While I was reporting “Losering,” I wanted to talk to a bandmate of Ryan’s from his last and best pre-Whiskeytown group, Patty Duke Syndrome. That meant drummer Brian Walsby because the third member of the trio is no longer with us. Bassist Jere McIlwean died in a 1996 drug overdose, which inspired the 1997 Whiskeytown single “Theme For a Trucker” (named for McIlwean’s post-PDS band Trucker).

So I asked Brian if he’d talk about the old days and we had the same pre-interview conversation about Ryan that we always do, in which he expressed hesitancy about reopening that can of worms. But then we talked and it was fine, and he had many interesting things to say about his old bandmate; most of them fond, some not so much. Both kind of quotes are in the book. Still, nothing Brian told me on or off the record was as harsh as a graphic essay he composed in 2003, which is nicely summarized by the headline:

RYAN FUCKING ADAMS OWES ME, MOTHERFUCKERS!!!
A twisted tale of almost obsession

Even leaving Ryan aside, Brian has an interesting history. He’s a fine drummer who has played in a dozen Triangle bands since the mid-’80s (highlighted by Polvo and Double Negative, who had some discussions with Ryan about signing to his label Pax-Am Records a year or two ago), and he’s also  an excellent cartoonist of semi-legendary repute in underground metal circles. I’ve written about some of that history in a couple of features for the paper, one in 2004 and another in 2011. Honestly, though, Walsby is his own best chronicler, as set down in countless cartoons and compiled in his “Manchild” series of books. Volume Six is the latest and it’s subtitled “Bye Bye Punk Rock..Hello Adulthood!!”

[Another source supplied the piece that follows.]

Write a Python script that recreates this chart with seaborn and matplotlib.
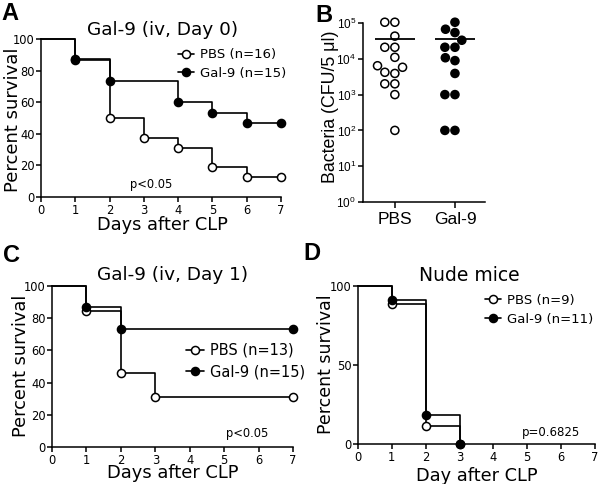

Some of the inspiration for that mindset comes from Walsby’s young daughter, Willow, who has Down Syndrome — which he and I have bonded over a bit, since I have a daughter with Down Syndrome myself; that’s Claudia, age 13, and she rocks just as hard as her twin brother Edward and big brother Aaron (a budding rock star in his own right, dig his work on bass in the Raleigh teenage hardcore band Pure Scum).

Nevertheless, Walsby still gets out to rock a good bit. He’s been on the road a lot with Seattle proto-grunge band the Melvins in recent years, handling merch sales as well as drawing what he sees and selling his own wares. Get his attention when the Melvins play Cat’s Cradle in Carrboro Wednesday night, and maybe he’ll draw you.